• Your goal: From the first line of the listing below, retype each line up to and including the one with "corners=6pt, font=\silofont, minimum"; pictures stay out.

• Data excerpt:
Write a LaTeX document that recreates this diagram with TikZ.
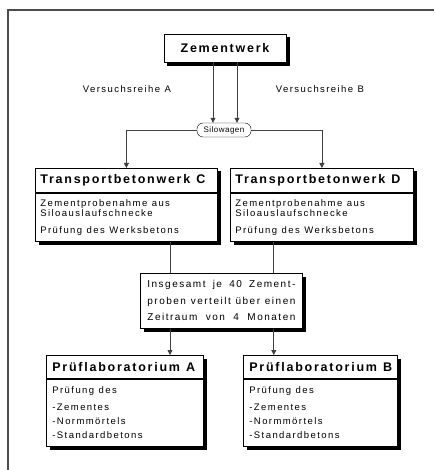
\documentclass[tikz,border=0pt]{standalone}
\usepackage{fontspec}
\setmainfont{Liberation Sans}[LetterSpace=15]
\usetikzlibrary{arrows.meta,backgrounds}
\newcommand{\titlefont}{\fontsize{12.5}{14}\selectfont\bfseries\addfontfeature{LetterSpace=14}}
\newcommand{\bodyfont}{\fontsize{9.5}{10}\selectfont\spaceskip=4.5pt plus 2pt minus 1pt\relax}
\newcommand{\insfont}{\fontsize{10}{10}\selectfont}
\newcommand{\silofont}{\fontsize{8}{9}\selectfont\addfontfeature{LetterSpace=6}}
\begin{document}
\begin{tikzpicture}[x=1pt,y=-1pt,
    box/.style={draw, line width=0.8pt, fill=white, anchor=north west, align=left, inner ysep=0pt},
    head/.style={box, font=\titlefont, inner xsep=5pt,
        execute at begin node={\spaceskip=6pt plus 2pt minus 1pt\relax}},
    body/.style={box, font=\bodyfont, inner xsep=5pt,
        execute at begin node={\spaceskip=4.5pt plus 2pt minus 1.5pt\relax}},
    note/.style={font=\bodyfont},
    line/.style={draw=black!75, line width=0.8pt},
    arr/.style={line, -{Triangle[width=5pt,length=5pt]}},
    shadowfill/.style={fill=black}]
    \useasboundingbox (0,0) rectangle (434,470);
    \draw[black!70, line width=1.2pt] (8,470) -- (8,10) -- (434,10);

    \node[head, anchor=center, align=center, minimum width=122pt, minimum height=28pt] (zem) at (225,48) {Zementwerk};
    \node[note] (vA) at (127,89) {Versuchsreihe A};
    \node[note] (vB) at (320,89) {Versuchsreihe B};
    \node[draw, fill=white, rounded corners=6pt, font=\silofont, minimum width=54pt, minimum height=14pt, inner sep=1pt] (silo) at (224,130) {Silowagen};

    % Transportbetonwerke
    \node[head, text width=172pt, minimum height=24pt] (tC) at (35,168) {\mbox{Transportbetonwerk C}};
    \node[body, text width=172pt, minimum height=48pt] (bC) at (tC.south west) {Zementprobenahme aus\\Siloauslaufschnecke\\[7pt]Prüfung des Werksbetons};
    \node[head, text width=173pt, minimum height=24pt] (tD) at (230,168) {\mbox{Transportbetonwerk D}};
    \node[body, text width=173pt, minimum height=48pt] (bD) at (tD.south west) {Zementprobenahme aus\\Siloauslaufschnecke\\[7pt]Prüfung des Werksbetons};

    \node[body, font=\insfont, text width=148pt, inner xsep=7pt, minimum height=55pt] (ins) at (140,273) {\makebox[148pt][s]{Insgesamt je 40 Zement-}\\[6.5pt]\makebox[148pt][s]{proben verteilt über einen}\\[6.5pt]\makebox[148pt][s]{Zeitraum von 4 Monaten}};

    % Prueflaboratorien
    \node[head, text width=145pt, inner xsep=6pt, minimum height=23pt] (tA) at (46,355) {\mbox{Prüflaboratorium A}};
    \node[body, text width=145pt, inner xsep=6pt, minimum height=67pt] (bA) at (tA.south west) {Prüfung des\\[7pt]-Zementes\\[4pt]-Normmörtels\\[4pt]-Standardbetons};
    \node[head, text width=142pt, inner xsep=6pt, minimum height=23pt] (tB) at (243,355) {\mbox{Prüflaboratorium B}};
    \node[body, text width=142pt, inner xsep=6pt, minimum height=67pt] (bB) at (tB.south west) {Prüfung des\\[7pt]-Zementes\\[4pt]-Normmörtels\\[4pt]-Standardbetons};

    \begin{scope}[on background layer]
    \foreach \a/\b in {zem/zem, tC/bC, tD/bD, ins/ins, tA/bA, tB/bB}
    \fill[shadowfill] ([shift={(3.5,3.5)}]\a.north west) rectangle ([shift={(3.5,3.5)}]\b.south east);
    \end{scope}

    \draw[arr] ([xshift=-12pt]zem.south) -- ([xshift=-12pt]zem.south |- silo.north);
    \draw[arr] ([xshift=12pt]zem.south) -- ([xshift=12pt]zem.south |- silo.north);
    \draw[arr] (silo.west) -| (tC.north);
    \draw[arr] (silo.east) -| (tD.north);
    \draw[line] ([xshift=30pt]ins.north west |- bC.south) -- ([xshift=30pt]ins.north west);
    \draw[line] ([xshift=-29pt]ins.north east |- bD.south) -- ([xshift=-29pt]ins.north east);
    \draw[arr] ([xshift=30pt]ins.south west) -- ([xshift=30pt]ins.south west |- tA.north);
    \draw[arr] ([xshift=-29pt]ins.south east) -- ([xshift=-29pt]ins.south east |- tB.north);
\end{tikzpicture}
\end{document}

• Result for this exercise:
Write a LaTeX document that recreates this diagram with TikZ.
\documentclass[tikz,border=0pt]{standalone}
\usepackage{fontspec}
\setmainfont{Liberation Sans}[LetterSpace=15]
\usetikzlibrary{arrows.meta,backgrounds}
\newcommand{\titlefont}{\fontsize{12.5}{14}\selectfont\bfseries\addfontfeature{LetterSpace=14}}
\newcommand{\bodyfont}{\fontsize{9.5}{10}\selectfont\spaceskip=4.5pt plus 2pt minus 1pt\relax}
\newcommand{\insfont}{\fontsize{10}{10}\selectfont}
\newcommand{\silofont}{\fontsize{8}{9}\selectfont\addfontfeature{LetterSpace=6}}
\begin{document}
\begin{tikzpicture}[x=1pt,y=-1pt,
    box/.style={draw, line width=0.8pt, fill=white, anchor=north west, align=left, inner ysep=0pt},
    head/.style={box, font=\titlefont, inner xsep=5pt,
        execute at begin node={\spaceskip=6pt plus 2pt minus 1pt\relax}},
    body/.style={box, font=\bodyfont, inner xsep=5pt,
        execute at begin node={\spaceskip=4.5pt plus 2pt minus 1.5pt\relax}},
    note/.style={font=\bodyfont},
    line/.style={draw=black!75, line width=0.8pt},
    arr/.style={line, -{Triangle[width=5pt,length=5pt]}},
    shadowfill/.style={fill=black}]
    \useasboundingbox (0,0) rectangle (434,470);
    \draw[black!70, line width=1.2pt] (8,470) -- (8,10) -- (434,10);

    \node[head, anchor=center, align=center, minimum width=122pt, minimum height=28pt] (zem) at (225,48) {Zementwerk};
    \node[note] (vA) at (127,89) {Versuchsreihe A};
    \node[note] (vB) at (320,89) {Versuchsreihe B};
    \node[draw, fill=white, rounded corners=6pt, font=\silofont, minimum width=54pt, minimum height=14pt, inner sep=1pt] (silo) at (224,130) {Silowagen};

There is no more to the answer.